Contrary to the stereotypes of everyone who works outside of the world of IT, I’m not a big Sci-Fi fan. I adore the work of Douglas Adams, but the typical Star Wars/Star Trek kind of thing leaves me cold. I’m more into gritty, contemporary drama than journeys to outer solar systems.

There is a commonly held idea that Sci-Fi is a predictor of the future. But as with the envisioning films that tech companies put out every so often, they can act as fabulous historical documents of the past.

Starship Troopers, the 1997 satire set in “the 23rd Century” is one of the few Sci-Fi films I can remember watching, and it recently became available for free on one of my streaming services. Watching it today, it seems so very dated. Here are a few reasons why…

Right from the off, there are news reports that we see accessed using a WIMP interface. Remember this was a time before mass internet use, but by when the combination of Windows 95 and Mac had pretty much seen off command line interfaces from day to day use for most people. Of course the places where we consume most content these days – phones, tablets and TVs – don’t use mice and pointers…

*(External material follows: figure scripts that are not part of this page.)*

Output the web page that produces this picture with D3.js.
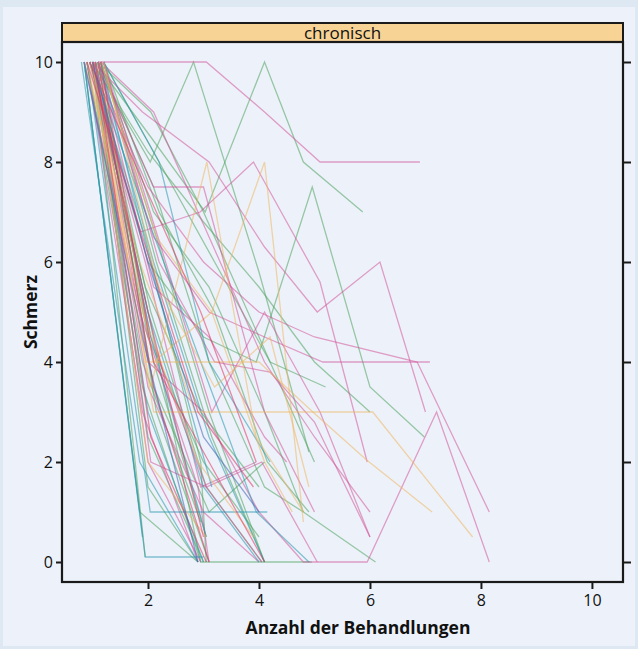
<!DOCTYPE html>
<html>
<head>
<meta charset="utf-8">
<script src="https://cdn.jsdelivr.net/npm/d3@7"></script>
<style>
  body { margin: 0; background: #dde8f3; }
  svg { display: block; }
</style>
</head>
<body>
<div id="chart"></div>
<script>
// Abmessungen
var width = 638;
var height = 649;
var margin = { top: 42, right: 15, bottom: 67, left: 62 };

// Daten: je Patient eine Liste von [Behandlung, Schmerz]
var gruen = [
  [[1.0,10],[2.04,8],[2.82,10],[4.0,5.8],[4.9,2.2]],
  [[1.05,10],[2.05,8.5],[3.03,7.0],[4.1,10],[4.8,8],[5.87,7.0]],
  [[0.95,10],[2.0,6.0],[3.0,4.5],[3.95,4.0],[4.96,7.5],[6.0,3.5],[6.98,2.5]],
  [[1.0,10],[1.95,0.1]],
  [[1.1,10],[2.1,4.0],[3.05,0.5]],
  [[0.9,10],[1.9,3.5],[2.95,0]],
  [[1.15,10],[2.15,6.5],[3.1,3.0],[4.1,0]],
  [[1.2,10],[2.2,7.0],[3.2,5.0],[4.15,2.0],[4.9,1.0]],
  [[1.0,10],[2.0,2.5],[3.0,0]],
  [[1.05,10],[2.05,5.0],[3.05,1.5],[4.05,0]],
  [[1.1,10],[2.1,7.5],[3.1,4.0],[4.1,1.5],[4.8,1.0],[6.1,0]],
  [[0.85,10],[1.85,1.0],[2.9,0]],
  [[1.2,10],[2.2,8.0],[3.2,6.0],[4.2,4.0],[5.2,3.5]],
  [[1.0,10],[2.0,4.5],[3.0,2.0],[4.0,0.5]],
  [[1.15,10],[2.15,3.0],[3.1,0]],
  [[0.95,10],[1.95,5.5],[2.95,3.0],[4.0,1.5]],
  [[1.1,10],[2.05,9.0],[3.0,7.0],[4.0,4.5],[5.0,2.0]],
  [[1.05,10],[2.0,1.5],[2.9,0]],
  [[1.2,10],[2.15,6.0],[3.15,2.5],[4.1,0]],
  [[0.9,10],[1.9,4.0],[2.95,0.8]],
  [[1.0,10],[2.0,8.2],[3.0,6.8],[4.0,5.5],[5.0,4.0],[6.0,3.0]],
  [[1.15,10],[2.1,7.0],[3.1,5.5],[4.1,3.0],[4.8,1.0]],
  [[1.0,10],[2.0,5.0],[2.95,0],[4.0,0],[4.95,0]],
  [[1.1,10],[2.1,3.5],[3.1,1.0],[4.1,2.0]],
  [[0.95,10],[1.95,6.5],[2.95,2.0],[3.05,0]]
];

var pink = [
  [[1.1,10],[2.05,10],[3.05,10],[4.1,9.0],[5.1,8.0],[6.9,8.0]],
  [[1.0,10],[1.9,9.0],[3.1,8.0],[4.1,6.3],[5.05,5.0],[6.18,6.0],[7.0,3.0]],
  [[0.95,10],[1.86,6.6],[2.94,7.0],[3.9,8.0],[5.1,5.6],[5.95,2.0]],
  [[1.05,10],[2.0,4.0],[3.0,3.0],[4.0,1.0],[4.8,0],[5.95,0],[7.2,3.0],[8.15,0]],
  [[1.1,10],[2.1,6.5],[3.1,5.0],[4.1,4.5],[5.15,4.0],[7.08,4.0]],
  [[1.0,10],[2.0,7.5],[3.0,6.0],[4.0,5.0],[5.0,4.5],[6.85,4.0],[8.15,1.0]],
  [[0.9,10],[1.9,3.0],[2.9,0]],
  [[1.2,10],[2.2,6.0],[3.2,4.0],[4.2,3.8],[5.0,2.8],[6.0,0.5]],
  [[1.0,10],[2.0,2.0],[2.95,0]],
  [[1.1,10],[2.1,7.5],[3.0,7.5],[4.1,3.0],[5.0,1.0]],
  [[1.05,10],[2.05,4.5],[3.05,1.5],[4.05,2.0],[5.05,0]],
  [[0.85,10],[1.85,5.0],[2.9,1.5],[3.1,0]],
  [[1.2,10],[2.15,6.6],[3.15,3.0],[4.1,5.0],[5.1,3.0],[6.0,0.5]],
  [[1.0,10],[2.0,3.5],[3.0,1.0],[4.0,0]],
  [[1.1,10],[2.1,5.5],[3.1,4.5],[4.1,2.5],[4.5,2.0]],
  [[0.95,10],[1.95,6.0],[2.95,1.5],[3.95,2.0]],
  [[1.15,10],[2.1,9.0],[3.1,6.5],[4.1,4.0],[5.0,2.5],[6.0,1.0]],
  [[1.05,10],[2.05,2.0],[3.05,1.5],[4.05,0]]
];

var tuerkis = [
  [[0.85,10],[1.95,0.1],[3.0,0.1]],
  [[0.9,10],[2.04,1.0],[3.05,1.0],[4.15,1.0]],
  [[1.0,10],[2.0,3.0],[3.0,0]],
  [[0.8,10],[1.85,2.0],[2.9,0]],
  [[1.1,10],[2.1,6.0],[3.1,2.5],[4.1,0]],
  [[1.05,10],[2.05,4.5],[3.05,0.5]],
  [[0.95,10],[1.95,7.0],[2.95,4.0],[3.95,1.0],[4.9,0]],
  [[1.15,10],[2.15,5.5],[3.15,1.5]],
  [[0.85,10],[1.9,0.5]],
  [[1.2,10],[2.2,8.0],[3.1,4.0],[4.2,2.0]],
  [[1.0,10],[2.0,5.0],[3.0,1.5],[4.0,0]]
];

var orange = [
  [[0.95,10],[2.05,3.5],[3.06,8.0],[3.95,2.5],[4.8,1.0]],
  [[1.1,10],[2.1,4.0],[3.15,5.0],[4.1,8.0],[4.8,0.8]],
  [[1.05,10],[2.1,3.0],[3.1,3.0],[4.1,3.0],[5.0,3.0],[6.05,3.0],[7.85,0.5]],
  [[1.0,10],[1.97,4.0],[3.0,4.0],[4.0,4.0],[4.97,3.0],[5.94,2.04],[7.12,1.0]],
  [[0.9,10],[1.9,5.0],[2.9,2.0],[3.9,0.5]],
  [[1.15,10],[2.15,6.5],[3.15,5.0],[4.1,2.0],[4.6,1.0]],
  [[1.0,10],[2.0,2.0],[3.05,0.5]],
  [[1.2,10],[2.2,5.5],[3.2,3.5],[4.2,4.5],[4.9,1.5]],
  [[0.85,10],[1.85,6.0],[2.85,3.0]]
];

var rot = [
  [[1.0,10],[2.0,5.0],[3.0,0.5]],
  [[1.1,10],[2.1,3.5],[3.1,0]],
  [[0.9,10],[1.9,6.5],[2.9,3.0],[3.9,1.5]],
  [[1.05,10],[2.05,2.5],[3.05,0]],
  [[1.15,10],[2.1,4.0],[3.1,2.0],[4.1,0]],
  [[0.95,10],[1.95,7.5],[2.95,5.0],[3.95,2.0]]
];

var blau = [
  [[0.85,10],[1.9,4.5],[2.9,0]],
  [[1.0,10],[2.0,6.0],[3.0,2.5],[4.0,1.0]]
];

var gruppen = [
  { linien: gruen, farbe: "#4ea35e" },
  { linien: pink, farbe: "#d1559b" },
  { linien: tuerkis, farbe: "#2a98ae" },
  { linien: orange, farbe: "#efb763" },
  { linien: rot, farbe: "#de3463" },
  { linien: blau, farbe: "#4363b8" }
];

var xTicks = [2, 4, 6, 8, 10];
var yTicks = [0, 2, 4, 6, 8, 10];
var stripText = "chronisch";
var xTitel = "Anzahl der Behandlungen";
var yTitel = "Schmerz";

var svg = d3.select("#chart")
  .append("svg")
  .attr("width", width)
  .attr("height", height);

// Hintergrund
svg.append("rect")
  .attr("x", 0).attr("y", 0)
  .attr("width", width).attr("height", height)
  .attr("fill", "#dde8f3");
svg.append("rect")
  .attr("x", 3).attr("y", 7)
  .attr("width", width - 6).attr("height", height - 10)
  .attr("fill", "#edf2fa");

var x = d3.scaleLinear()
  .domain([0.45, 10.56])
  .range([margin.left, width - margin.right]);

var y = d3.scaleLinear()
  .domain([-0.4, 10.4])
  .range([height - margin.bottom, margin.top]);

var plotB = width - margin.left - margin.right;
var plotH = height - margin.top - margin.bottom;

var schrift = "Open Sans, sans-serif";

// Streifen oben
svg.append("rect")
  .attr("x", margin.left).attr("y", 23)
  .attr("width", plotB).attr("height", margin.top - 23)
  .attr("fill", "#f8d396")
  .attr("stroke", "#1a1a1a")
  .attr("stroke-width", 2);

svg.append("text")
  .attr("x", margin.left + plotB / 2)
  .attr("y", 39)
  .attr("text-anchor", "middle")
  .style("font-family", schrift)
  .style("font-size", "17px")
  .attr("fill", "#111")
  .text(stripText);

// Linien
var linie = d3.line()
  .x(function(d) { return x(d[0]); })
  .y(function(d) { return y(d[1]); });

var g = svg.append("g");
gruppen.forEach(function(gr) {
  g.selectAll(null)
    .data(gr.linien)
    .enter()
    .append("path")
    .attr("d", linie)
    .attr("fill", "none")
    .attr("stroke", gr.farbe)
    .attr("stroke-width", 1.3)
    .attr("stroke-opacity", 0.55);
});

// Rahmen
svg.append("rect")
  .attr("x", margin.left).attr("y", margin.top)
  .attr("width", plotB).attr("height", plotH)
  .attr("fill", "none")
  .attr("stroke", "#1a1a1a")
  .attr("stroke-width", 2.2);

// Achsen
var xAchse = svg.append("g")
  .attr("transform", "translate(0," + (height - margin.bottom) + ")")
  .call(d3.axisBottom(x).tickValues(xTicks).tickSize(7).tickPadding(6));

var yAchse = svg.append("g")
  .attr("transform", "translate(" + margin.left + ",0)")
  .call(d3.axisLeft(y).tickValues(yTicks).tickSize(6).tickPadding(3));

var yRechts = svg.append("g")
  .attr("transform", "translate(" + (width - margin.right) + ",0)")
  .call(d3.axisRight(y).tickValues(yTicks).tickSize(8).tickFormat(""));

[xAchse, yAchse, yRechts].forEach(function(a) {
  a.select(".domain").remove();
  a.selectAll(".tick line").attr("stroke", "#1a1a1a").attr("stroke-width", 2);
  a.selectAll(".tick text")
    .style("font-family", schrift)
    .style("font-size", "16px")
    .attr("fill", "#111");
});

// Achsentitel
svg.append("text")
  .attr("x", 358)
  .attr("y", 634)
  .attr("text-anchor", "middle")
  .style("font-family", schrift)
  .style("font-size", "17.5px")
  .style("font-weight", "bold")
  .attr("fill", "#111")
  .text(xTitel);

svg.append("text")
  .attr("transform", "translate(37," + (margin.top + plotH / 2) + ") rotate(-90)")
  .attr("text-anchor", "middle")
  .style("font-family", schrift)
  .style("font-size", "17.5px")
  .style("font-weight", "bold")
  .attr("fill", "#111")
  .text(yTitel);
</script>
</body>
</html>
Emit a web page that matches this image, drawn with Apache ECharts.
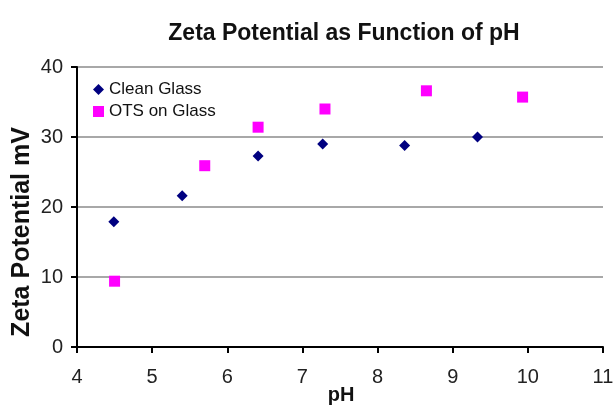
<!DOCTYPE html>
<html>
<head>
<meta charset="utf-8">
<script src="https://cdn.jsdelivr.net/npm/echarts@6/dist/echarts.min.js"></script>
<style>
  html, body { margin: 0; padding: 0; background: #fff; }
  #chart { width: 616px; height: 410px; }
</style>
</head>
<body>
<div id="chart"></div>
<script>
// values
const cleanPH = [4.49, 5.40, 6.41, 7.27, 8.36, 9.33];
const cleanZeta = [17.9, 21.6, 27.3, 29.0, 28.8, 30.0];
const otsPH = [4.50, 5.70, 6.41, 7.30, 8.65, 9.93];
const otsZeta = [9.4, 25.9, 31.4, 34.0, 36.6, 35.7];

const pairs = (xs, ys) => xs.map((x, i) => [x, ys[i]]);

const font = "Arial, 'Liberation Sans', sans-serif";

// axis titles drawn as title / graphic text (axis "name" hid the axis lines in v6)
const options = {
  animation: false,
  title: [
    {
      text: "Zeta Potential as Function of pH",
      left: 339,
      textAlign: "center",
      top: 17,
      textStyle: { fontFamily: font, fontSize: 23, fontWeight: "bold", color: "#111" }
    },
    {
      text: "pH",
      left: 341,
      textAlign: "center",
      top: 385,
      padding: 0,
      textStyle: { fontFamily: font, fontSize: 20, fontWeight: "bold", color: "#111" }
    }
  ],
  graphic: [
    {
      type: "text",
      x: 22,
      y: 232,
      rotation: Math.PI / 2,
      style: {
        text: "Zeta Potential mV",
        align: "center",
        verticalAlign: "middle",
        font: "bold 25px Arial, 'Liberation Sans', sans-serif",
        fill: "#111"
      }
    }
  ],
  legend: {
    orient: "vertical",
    left: 88,
    top: 76,
    itemWidth: 11,
    itemHeight: 11,
    itemGap: 5,
    textStyle: { fontFamily: font, fontSize: 17, color: "#111" },
    data: ["Clean Glass", "OTS on Glass"]
  },
  grid: {
    left: 77,
    right: 13,
    top: 67,
    bottom: 63,
    outerBoundsMode: "none"
  },
  xAxis: {
    type: "value",
    min: 4,
    max: 11,
    interval: 1,
    axisLine: { show: true, onZero: false, lineStyle: { color: "black", width: 2 } },
    axisTick: { show: true, length: 6, lineStyle: { color: "black", width: 2 } },
    axisLabel: { fontFamily: font, fontSize: 20, color: "#222", margin: 20 },
    splitLine: { show: false }
  },
  yAxis: {
    type: "value",
    min: 0,
    max: 40,
    interval: 10,
    axisLine: { show: true, lineStyle: { color: "black", width: 2 } },
    axisTick: { show: true, length: 6, lineStyle: { color: "black", width: 2 } },
    axisLabel: { fontFamily: font, fontSize: 20, color: "#222", margin: 14 },
    splitLine: { lineStyle: { color: "#a8a8a8", width: 2 } }
  },
  series: [
    {
      name: "Clean Glass",
      type: "scatter",
      symbol: "diamond",
      symbolSize: 11,
      itemStyle: { color: "#000080", opacity: 1 },
      data: pairs(cleanPH, cleanZeta)
    },
    {
      name: "OTS on Glass",
      type: "scatter",
      symbol: "rect",
      symbolSize: 11,
      itemStyle: { color: "#ff00ff", opacity: 1 },
      data: pairs(otsPH, otsZeta)
    }
  ]
};

const myChart = echarts.init(document.getElementById("chart"));
myChart.setOption(options);
</script>
</body>
</html>
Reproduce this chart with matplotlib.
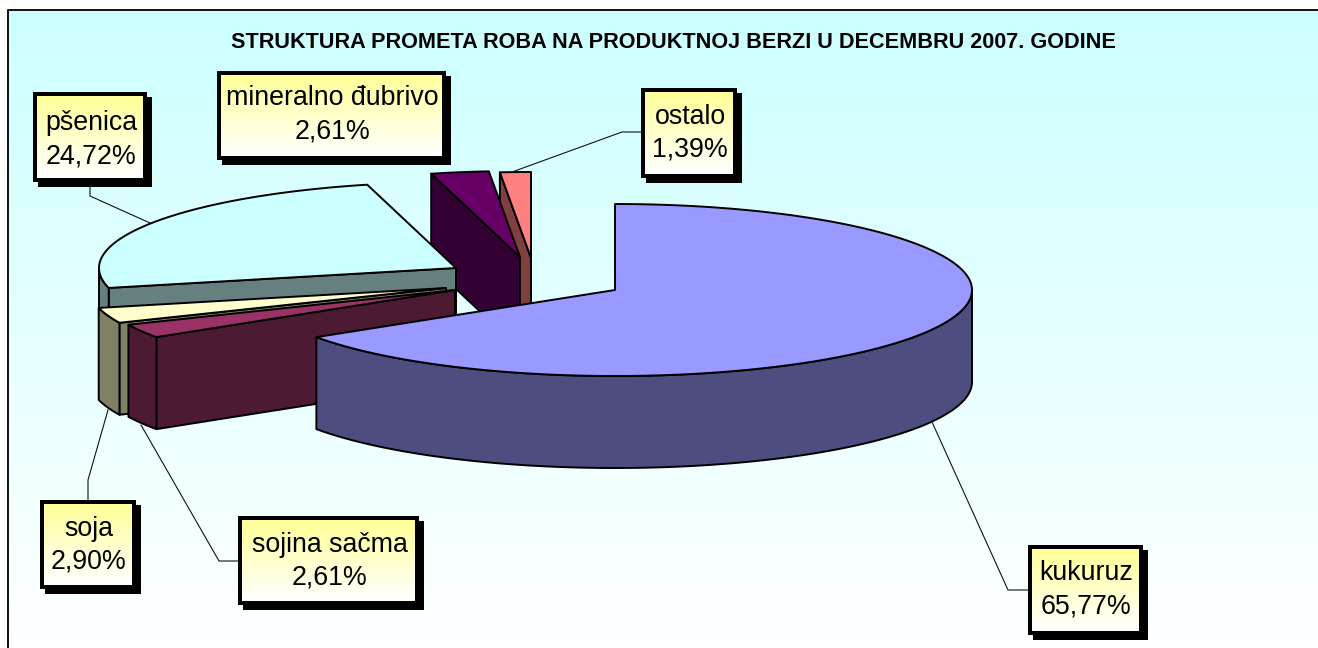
import numpy as np
import matplotlib
matplotlib.use('Agg')
import matplotlib.pyplot as plt
from matplotlib.patches import Polygon, Rectangle
from matplotlib.colors import LinearSegmentedColormap

plt.rcParams['font.family'] = ['Liberation Sans', 'DejaVu Sans']

# Data, clockwise from 12 o'clock
categories = ['kukuruz', 'sojina sačma', 'soja', 'pšenica', 'mineralno đubrivo', 'ostalo']
values = [65.77, 2.61, 2.90, 24.72, 2.61, 1.39]
title = 'STRUKTURA PROMETA ROBA NA PRODUKTNOJ BERZI U DECEMBRU 2007. GODINE'

# Colours: top surface, side wall
top_colors = ['#9999FF', '#993366', '#FFFFCC', '#CCFFFF', '#660066', '#FF8080']
side_colors = ['#4D4D80', '#4D1A33', '#808066', '#668080', '#330033', '#804040']

# Geometry of the exploded pie, in pixels
rx, ry, depth = 357, 86, 92
apex = [(615, 290), (455, 290), (446, 288), (456, 268), (520, 257), (531, 258)]
start_face = [False, True, True, True, True, True]
draw_order = [5, 4, 3, 2, 1, 0]

# Label boxes: x0, y0, x1, y1 of the outer border
boxes = [(1028, 545, 1143, 635), (238, 516, 419, 605), (40, 500, 136, 589),
         (33, 92, 147, 182), (217, 71, 446, 160), (641, 88, 737, 178)]
label_shift = [1, 2, 2, 4, 0, 1]
leaders = [[(1028, 590), (1008, 590), (932, 422)],
           [(238, 561), (219, 561), (141, 425)],
           [(88, 500), (88, 480), (108, 410)],
           [(90, 182), (90, 196), (150, 223)],
           [],
           [(641, 132), (622, 132), (512, 172)]]

fig = plt.figure(figsize=(13.18, 6.48), dpi=100)
ax = fig.add_axes([0, 0, 1, 1])

# background
bg = LinearSegmentedColormap.from_list('bg', ['#CCFFFF', '#FFFFFF'])
ax.imshow(np.linspace(0, 1, 256).reshape(-1, 1), cmap=bg, aspect='auto',
          extent=(8, 1318, 648, 10), zorder=0)
ax.plot([8, 8, 1318], [648, 10, 10], color='#111111', lw=1.4, zorder=1)


def arc(a, t0, t1, drop=0):
    t = np.radians(np.linspace(t0, t1, 200))
    return np.column_stack([a[0] + rx * np.sin(t), a[1] - ry * np.cos(t) + drop])


def add_poly(pts, color, z):
    ax.add_patch(Polygon(pts, closed=True, facecolor=color, edgecolor='black',
                         lw=1.4, joinstyle='round', zorder=z))


edges = np.concatenate([[0], np.cumsum(values)]) / sum(values) * 360

z = 2
for i in draw_order:
    t0, t1 = edges[i], edges[i + 1]
    a = apex[i]
    # cut face on the leading side of the slice
    if start_face[i]:
        p = arc(a, t0, t0)[0]
        add_poly([a, p, (p[0], p[1] + depth), (a[0], a[1] + depth)], side_colors[i], z)
        z += 1
    # outer wall, only the front half of the rim shows
    w0, w1 = max(t0, 90), min(t1, 270)
    if w1 > w0:
        add_poly(np.vstack([arc(a, w0, w1), arc(a, w1, w0, depth)]), side_colors[i], z)
        z += 1
    add_poly(np.vstack([[a], arc(a, t0, t1)]), top_colors[i], z)
    z += 1

# leader lines
for pts in leaders:
    if pts:
        xs, ys = zip(*pts)
        ax.plot(xs, ys, color='#111111', lw=0.8, zorder=50)

# label boxes
yellow = LinearSegmentedColormap.from_list('box', ['#FFFF99', '#FFFFFF'])
for name, val, (x0, y0, x1, y1), dy in zip(categories, values, boxes, label_shift):
    ax.add_patch(Rectangle((x0 + 5, y0 + 5), x1 - x0, y1 - y0, fc='black', ec='none', zorder=60))
    ax.add_patch(Rectangle((x0, y0), x1 - x0, y1 - y0, fc='black', ec='none', zorder=61))
    ax.imshow(np.linspace(0, 1, 64).reshape(-1, 1), cmap=yellow, aspect='auto',
              extent=(x0 + 4, x1 - 4, y1 - 4, y0 + 4), zorder=62)
    label = name + '\n' + f'{val:.2f}'.replace('.', ',') + '%'
    ax.text((x0 + x1) / 2 + 1, (y0 + y1) / 2 - 1 + dy, label, ha='center', va='center',
            fontsize=19.3, linespacing=1.35, color='black', zorder=63)

ax.text(673, 43, title, ha='center', va='center', fontsize=15.6, fontweight='bold', zorder=63)

ax.set_xlim(0, 1318)
ax.set_ylim(648, 0)
ax.axis('off')
fig.savefig('out.png', dpi=100, facecolor='white')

A painting programme using “FEDPAINT” in an early classroom scene. The screen in CRT-curved. The software looks weirdly DOS clunky even in comparison to software that was available at the time – say Corel Draw…

WinWorld: CorelDraw! 7.0

And look how clunky the devices on the students’ desks look in comparison to modern day tablets and laptops…

A little later in the scene, a 3D projector beams a wireframe image into the classroom. All hail the metaverse!

In 1997 the future of graphics was very wireframe…

We see a laboratory telepathy test a little later. The cards on screen are pure Windows 3.1 Solitaire…

When the kids get to sign up, we start to see how paper is still so very important in the late 1990s. Each recruit has a piece of paper, and the guy at the desk stamps each one. With a stamp. With ink…

(and note the gloriously dated database in the background). More paper. Indeed one scene later involves a signed letter being ripped to pieces to allow a character to stay in the infantry. So much for signing things with immutable digital ledgers…

Back to wireframes as we sit in the cockpit of one of the bigger space ships. There’s a hilarious scene where one of the recruits shows her proficiency by being able to plot a route more effectively than another, and has that route validated by the computer. Just imagine using a SatNav like that! Prepare your route and then submit it to TomTom for it to decide whether it’s a good route or not…

This is basically Elite on the Amiga, isn’t it?

How do recruits send messages to one another when they are on the other side of the galaxy? By sending little optical disks, obviously!

Remember this is in the days when sending video over the internet was a bandwidth impossibility. (As an aside, I had a neighbour in Clapham in 2000 who I had to talk down from trying to email a video to his girlfriend as his 56k modem really didn’t stand a chance).

The is something a bit “Winamp skin” about that control panel under the screen, though.

At least shiny disks give you something to stare at wistfully when the message contained is from your girlfriend telling you she’s dumping you…

Although it seems that it is possible to livestream video as well as play from disk, so let’s end with what is obviously a predictor of the endless Zoom/Teams calls in which we now all find ourselves caught…

I don’t know enough about Sci-Fi to know if Starship Troopers is a particularly good example of the genre. In some ways the film is far less cringeworthy than others from the era in terms of some representations (women are equal in rank for the most part to men in the future military, but they’re mostly all insect fodder anyway…)

But I do find how tech has aged the movie really quite fascinating.

2 thoughts on “Sci-Fi – a vision of the past

  1. Heinlein is one of my favourite authors, but he really is the weirdest mix of old-fashioned deference to incredibly strong women all wrapped up in an extreme libertarian culture where (strong) women are as equal as (strong) men.

    His is a very odd sort of feminism, but one which I loved reading because of the strong female characters and the fact they have so much agency.